El 21 de abril de 2016, pero, la ciudad estuvo de un humor diferente, incapaz de reír bajo la lluvia púrpura

El fallecimiento inesperado de Prince llenó de pesar a su Minneapolis natal, pero también al mundo del baloncesto, muy consciente de su especial conexión. Un jugador especialmente dolido fue Paul Pierce. Su devoción hacia el músico era tal que puso de nombre a su hijo Prince Paul Pierce en su honor. «Al hombre por el cual llamé a mi hijo, DEP al gran Prince», escribía ‘The Truth’ en Twitter.

Jugadores como Dwyane Wade, Pau Gasol, Draymond Green, Goran Dragic o J.R. Smith; leyendas como Magic Johnson o el propio Shaquille O’Neal y hasta propietarios como Micky Arison o Paul Allen también se sumaron a las condolencias desde Twitter.

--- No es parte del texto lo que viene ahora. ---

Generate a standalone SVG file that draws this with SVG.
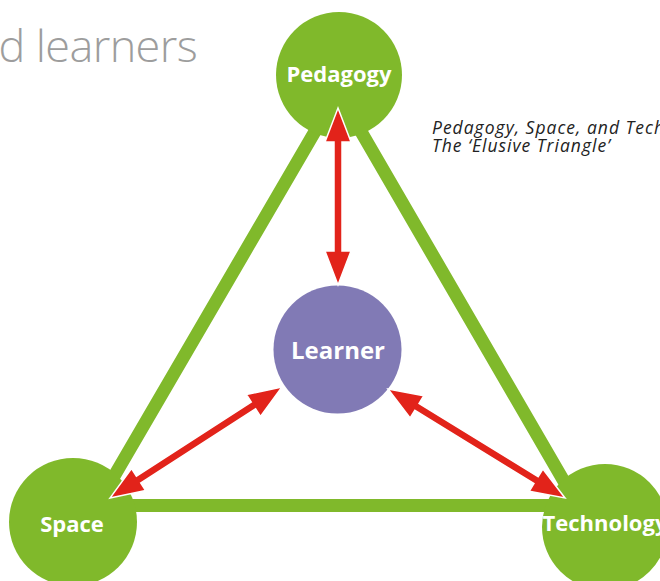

Incluso el comisionado Adam Silver recordaba que «tras el All-Star de Minneapolis (en 1994) fue el anfitrión en aquella madrugada de una legendaria fiesta de la cual aún habla la gente». Los equipos aún vivos en Playoffs amenizaron sus entrenamientos con los grandes éxitos de Prince. Los Warriors lo hicieron al ritmo de ‘Purple Rain’, ‘When Doves Cry’ y, a petición de Klay Thompson, la festiva ‘Raspberry Beret’.

Prince era demasiado bajito para cumplir su sueño de jugar a baloncesto, pero no le hizo falta para ganarse el respeto de su deporte favorito. Al final, Prince Rogers Nelson fue uno de los suyos. De los nuestros. Descanse en paz.